------ RECORDS SHOWN ------

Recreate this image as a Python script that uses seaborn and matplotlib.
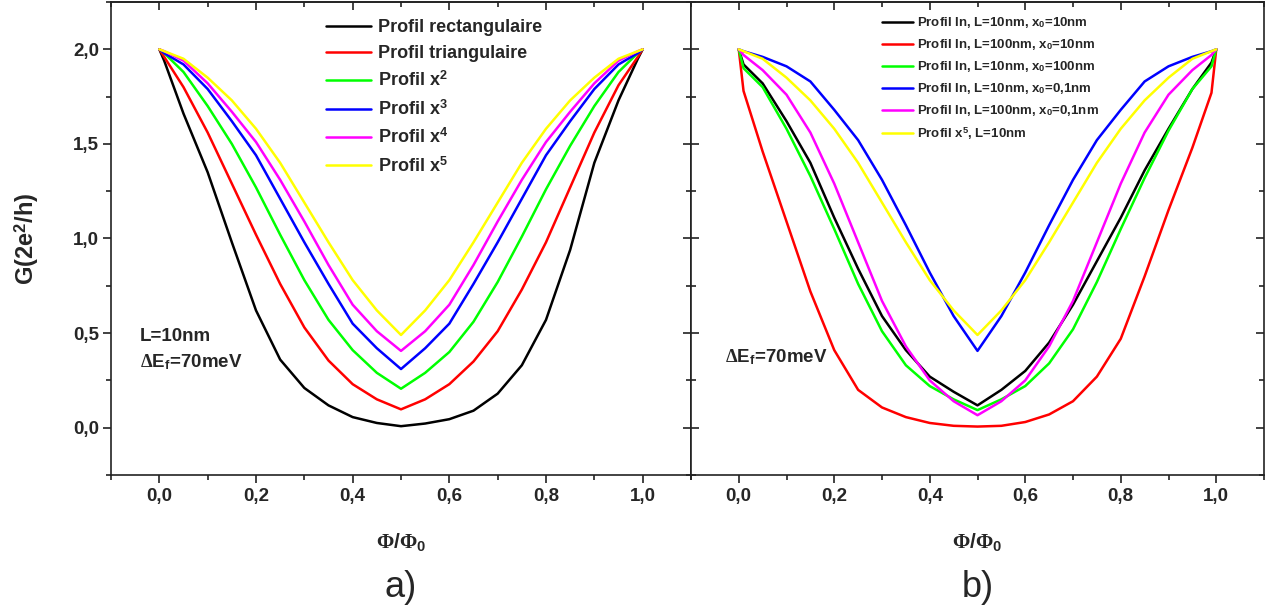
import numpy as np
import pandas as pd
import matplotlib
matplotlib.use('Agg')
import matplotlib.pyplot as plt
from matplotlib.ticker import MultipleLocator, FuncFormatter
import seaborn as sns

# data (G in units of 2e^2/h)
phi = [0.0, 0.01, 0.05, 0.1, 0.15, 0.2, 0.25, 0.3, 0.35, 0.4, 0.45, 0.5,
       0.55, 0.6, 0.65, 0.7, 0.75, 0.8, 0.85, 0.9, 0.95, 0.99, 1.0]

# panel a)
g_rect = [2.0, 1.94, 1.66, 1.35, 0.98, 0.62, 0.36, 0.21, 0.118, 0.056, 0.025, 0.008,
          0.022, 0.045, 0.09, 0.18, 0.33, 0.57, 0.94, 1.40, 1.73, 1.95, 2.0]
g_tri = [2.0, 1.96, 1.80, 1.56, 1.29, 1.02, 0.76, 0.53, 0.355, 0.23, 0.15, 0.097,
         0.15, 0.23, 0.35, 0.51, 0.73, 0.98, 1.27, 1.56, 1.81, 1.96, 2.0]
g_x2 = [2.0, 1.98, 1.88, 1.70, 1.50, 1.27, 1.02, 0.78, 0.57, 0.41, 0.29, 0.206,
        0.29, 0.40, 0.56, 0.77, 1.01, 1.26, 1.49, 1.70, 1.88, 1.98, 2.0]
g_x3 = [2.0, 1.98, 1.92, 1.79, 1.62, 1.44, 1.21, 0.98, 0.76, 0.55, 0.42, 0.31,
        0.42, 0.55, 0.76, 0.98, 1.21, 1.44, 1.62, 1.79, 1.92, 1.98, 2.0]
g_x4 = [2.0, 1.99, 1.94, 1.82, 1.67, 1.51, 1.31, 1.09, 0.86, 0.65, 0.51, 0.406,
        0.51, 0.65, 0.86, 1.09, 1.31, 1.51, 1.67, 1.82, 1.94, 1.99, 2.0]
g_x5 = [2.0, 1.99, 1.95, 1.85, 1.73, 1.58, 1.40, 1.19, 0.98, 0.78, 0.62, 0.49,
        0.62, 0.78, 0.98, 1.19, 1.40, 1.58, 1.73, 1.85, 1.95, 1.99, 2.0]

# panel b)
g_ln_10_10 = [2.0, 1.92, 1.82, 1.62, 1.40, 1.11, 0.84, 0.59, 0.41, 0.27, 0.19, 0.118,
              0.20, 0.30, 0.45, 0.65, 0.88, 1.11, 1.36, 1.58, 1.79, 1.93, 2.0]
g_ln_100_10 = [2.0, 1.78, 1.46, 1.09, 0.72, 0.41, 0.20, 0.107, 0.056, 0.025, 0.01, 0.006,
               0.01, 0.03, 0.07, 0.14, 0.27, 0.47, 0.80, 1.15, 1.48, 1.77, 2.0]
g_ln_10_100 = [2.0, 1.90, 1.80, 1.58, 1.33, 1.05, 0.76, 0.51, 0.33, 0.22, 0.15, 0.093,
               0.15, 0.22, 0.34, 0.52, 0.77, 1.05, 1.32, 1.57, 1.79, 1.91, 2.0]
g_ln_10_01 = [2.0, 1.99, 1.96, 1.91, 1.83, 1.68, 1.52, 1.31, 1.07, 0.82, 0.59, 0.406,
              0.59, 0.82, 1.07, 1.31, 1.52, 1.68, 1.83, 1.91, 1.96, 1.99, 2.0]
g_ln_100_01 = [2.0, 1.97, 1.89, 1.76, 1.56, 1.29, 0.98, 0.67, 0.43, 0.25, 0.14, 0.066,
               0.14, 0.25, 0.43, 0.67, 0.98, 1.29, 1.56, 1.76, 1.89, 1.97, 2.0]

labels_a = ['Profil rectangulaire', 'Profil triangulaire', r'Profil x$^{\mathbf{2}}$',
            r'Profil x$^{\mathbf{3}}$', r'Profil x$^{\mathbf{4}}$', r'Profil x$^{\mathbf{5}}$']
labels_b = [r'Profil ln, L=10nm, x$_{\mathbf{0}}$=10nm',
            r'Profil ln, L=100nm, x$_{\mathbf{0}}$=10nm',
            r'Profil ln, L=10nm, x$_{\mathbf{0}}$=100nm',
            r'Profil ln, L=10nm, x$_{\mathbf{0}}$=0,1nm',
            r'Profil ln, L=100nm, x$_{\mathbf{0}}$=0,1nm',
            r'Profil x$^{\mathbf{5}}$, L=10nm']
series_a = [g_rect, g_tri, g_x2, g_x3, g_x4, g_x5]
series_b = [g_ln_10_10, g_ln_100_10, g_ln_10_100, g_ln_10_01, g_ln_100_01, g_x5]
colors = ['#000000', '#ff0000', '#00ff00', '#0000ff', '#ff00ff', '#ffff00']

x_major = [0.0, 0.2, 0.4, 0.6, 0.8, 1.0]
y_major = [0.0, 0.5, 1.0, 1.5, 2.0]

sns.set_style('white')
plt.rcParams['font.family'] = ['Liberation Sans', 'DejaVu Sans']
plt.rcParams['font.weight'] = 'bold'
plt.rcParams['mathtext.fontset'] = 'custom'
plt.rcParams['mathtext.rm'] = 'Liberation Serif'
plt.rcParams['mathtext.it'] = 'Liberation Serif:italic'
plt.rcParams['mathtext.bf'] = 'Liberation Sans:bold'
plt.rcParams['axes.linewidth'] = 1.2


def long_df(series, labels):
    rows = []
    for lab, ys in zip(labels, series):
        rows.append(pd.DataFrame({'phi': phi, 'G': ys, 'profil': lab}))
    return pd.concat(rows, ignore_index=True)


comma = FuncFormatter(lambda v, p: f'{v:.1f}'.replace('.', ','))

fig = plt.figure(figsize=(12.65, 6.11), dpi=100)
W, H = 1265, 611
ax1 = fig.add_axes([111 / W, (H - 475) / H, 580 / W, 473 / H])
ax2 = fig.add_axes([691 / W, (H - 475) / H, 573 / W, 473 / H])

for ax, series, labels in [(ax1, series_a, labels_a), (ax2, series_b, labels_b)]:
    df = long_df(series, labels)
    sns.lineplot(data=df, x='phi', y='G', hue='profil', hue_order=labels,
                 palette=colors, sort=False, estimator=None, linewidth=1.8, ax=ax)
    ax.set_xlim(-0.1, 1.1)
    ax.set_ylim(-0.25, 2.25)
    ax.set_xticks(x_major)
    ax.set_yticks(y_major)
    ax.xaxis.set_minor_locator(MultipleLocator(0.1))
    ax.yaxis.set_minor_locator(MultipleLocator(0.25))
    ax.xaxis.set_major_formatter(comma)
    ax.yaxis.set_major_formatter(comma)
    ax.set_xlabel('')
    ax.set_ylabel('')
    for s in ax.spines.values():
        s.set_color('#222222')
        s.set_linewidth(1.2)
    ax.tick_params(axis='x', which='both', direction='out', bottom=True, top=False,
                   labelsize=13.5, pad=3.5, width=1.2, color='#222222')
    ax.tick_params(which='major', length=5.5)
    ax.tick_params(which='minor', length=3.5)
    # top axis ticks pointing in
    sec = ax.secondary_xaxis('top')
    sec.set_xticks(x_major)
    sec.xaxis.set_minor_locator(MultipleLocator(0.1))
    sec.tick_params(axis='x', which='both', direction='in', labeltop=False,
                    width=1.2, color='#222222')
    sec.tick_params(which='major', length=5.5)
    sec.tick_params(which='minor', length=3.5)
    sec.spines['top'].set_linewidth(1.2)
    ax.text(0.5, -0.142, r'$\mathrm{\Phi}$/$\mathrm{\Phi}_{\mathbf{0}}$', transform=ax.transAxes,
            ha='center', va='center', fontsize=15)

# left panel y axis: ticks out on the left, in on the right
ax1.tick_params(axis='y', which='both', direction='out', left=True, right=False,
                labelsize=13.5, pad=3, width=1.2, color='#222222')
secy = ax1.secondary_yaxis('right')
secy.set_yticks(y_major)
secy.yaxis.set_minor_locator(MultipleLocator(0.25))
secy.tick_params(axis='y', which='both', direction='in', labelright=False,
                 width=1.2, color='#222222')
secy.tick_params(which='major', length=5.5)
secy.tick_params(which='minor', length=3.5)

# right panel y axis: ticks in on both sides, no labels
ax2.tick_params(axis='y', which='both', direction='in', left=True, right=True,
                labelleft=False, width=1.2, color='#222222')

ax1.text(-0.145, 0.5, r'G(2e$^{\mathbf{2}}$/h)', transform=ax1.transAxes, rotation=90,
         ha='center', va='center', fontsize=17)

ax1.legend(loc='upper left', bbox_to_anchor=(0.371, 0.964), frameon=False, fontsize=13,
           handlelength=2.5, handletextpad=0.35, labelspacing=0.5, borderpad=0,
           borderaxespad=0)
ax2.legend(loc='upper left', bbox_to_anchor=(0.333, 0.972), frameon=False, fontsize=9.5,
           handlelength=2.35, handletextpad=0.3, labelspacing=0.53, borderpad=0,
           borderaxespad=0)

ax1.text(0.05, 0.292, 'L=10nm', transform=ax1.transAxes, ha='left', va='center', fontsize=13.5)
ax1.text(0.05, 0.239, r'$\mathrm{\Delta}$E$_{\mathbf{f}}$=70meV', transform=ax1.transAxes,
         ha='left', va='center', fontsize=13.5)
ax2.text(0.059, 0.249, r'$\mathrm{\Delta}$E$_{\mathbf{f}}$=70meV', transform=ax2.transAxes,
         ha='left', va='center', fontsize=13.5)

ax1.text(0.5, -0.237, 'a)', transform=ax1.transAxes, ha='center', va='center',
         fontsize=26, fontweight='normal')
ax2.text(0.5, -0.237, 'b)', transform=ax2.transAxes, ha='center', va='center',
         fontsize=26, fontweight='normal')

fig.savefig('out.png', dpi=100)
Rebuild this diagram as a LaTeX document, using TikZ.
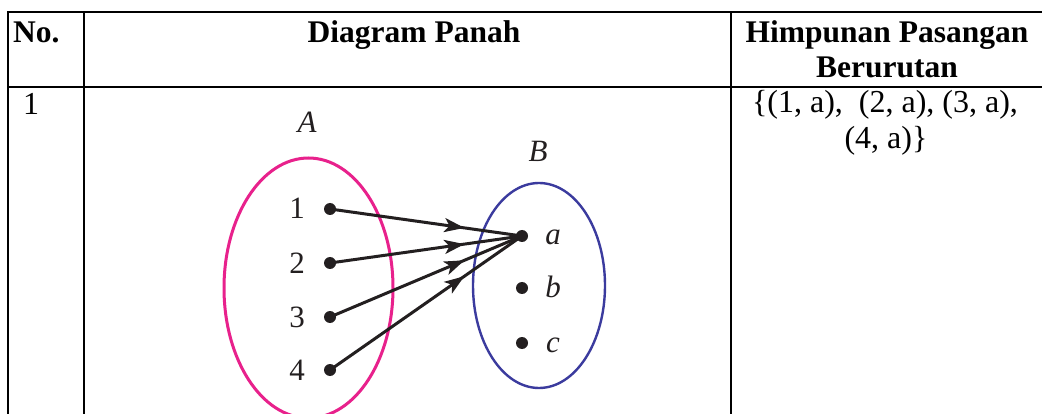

------

Repeat exactly the lines from the start of the entries down to the line with "0.62, 0.78, 0.98, 1.19, 1.40, 1.58, 1.73, 1.85, 1.95, 1.99, 2.0]", keeping both ends but none of the pictures.

Recreate this image as a Python script that uses seaborn and matplotlib.
import numpy as np
import pandas as pd
import matplotlib
matplotlib.use('Agg')
import matplotlib.pyplot as plt
from matplotlib.ticker import MultipleLocator, FuncFormatter
import seaborn as sns

# data (G in units of 2e^2/h)
phi = [0.0, 0.01, 0.05, 0.1, 0.15, 0.2, 0.25, 0.3, 0.35, 0.4, 0.45, 0.5,
       0.55, 0.6, 0.65, 0.7, 0.75, 0.8, 0.85, 0.9, 0.95, 0.99, 1.0]

# panel a)
g_rect = [2.0, 1.94, 1.66, 1.35, 0.98, 0.62, 0.36, 0.21, 0.118, 0.056, 0.025, 0.008,
          0.022, 0.045, 0.09, 0.18, 0.33, 0.57, 0.94, 1.40, 1.73, 1.95, 2.0]
g_tri = [2.0, 1.96, 1.80, 1.56, 1.29, 1.02, 0.76, 0.53, 0.355, 0.23, 0.15, 0.097,
         0.15, 0.23, 0.35, 0.51, 0.73, 0.98, 1.27, 1.56, 1.81, 1.96, 2.0]
g_x2 = [2.0, 1.98, 1.88, 1.70, 1.50, 1.27, 1.02, 0.78, 0.57, 0.41, 0.29, 0.206,
        0.29, 0.40, 0.56, 0.77, 1.01, 1.26, 1.49, 1.70, 1.88, 1.98, 2.0]
g_x3 = [2.0, 1.98, 1.92, 1.79, 1.62, 1.44, 1.21, 0.98, 0.76, 0.55, 0.42, 0.31,
        0.42, 0.55, 0.76, 0.98, 1.21, 1.44, 1.62, 1.79, 1.92, 1.98, 2.0]
g_x4 = [2.0, 1.99, 1.94, 1.82, 1.67, 1.51, 1.31, 1.09, 0.86, 0.65, 0.51, 0.406,
        0.51, 0.65, 0.86, 1.09, 1.31, 1.51, 1.67, 1.82, 1.94, 1.99, 2.0]
g_x5 = [2.0, 1.99, 1.95, 1.85, 1.73, 1.58, 1.40, 1.19, 0.98, 0.78, 0.62, 0.49,
        0.62, 0.78, 0.98, 1.19, 1.40, 1.58, 1.73, 1.85, 1.95, 1.99, 2.0]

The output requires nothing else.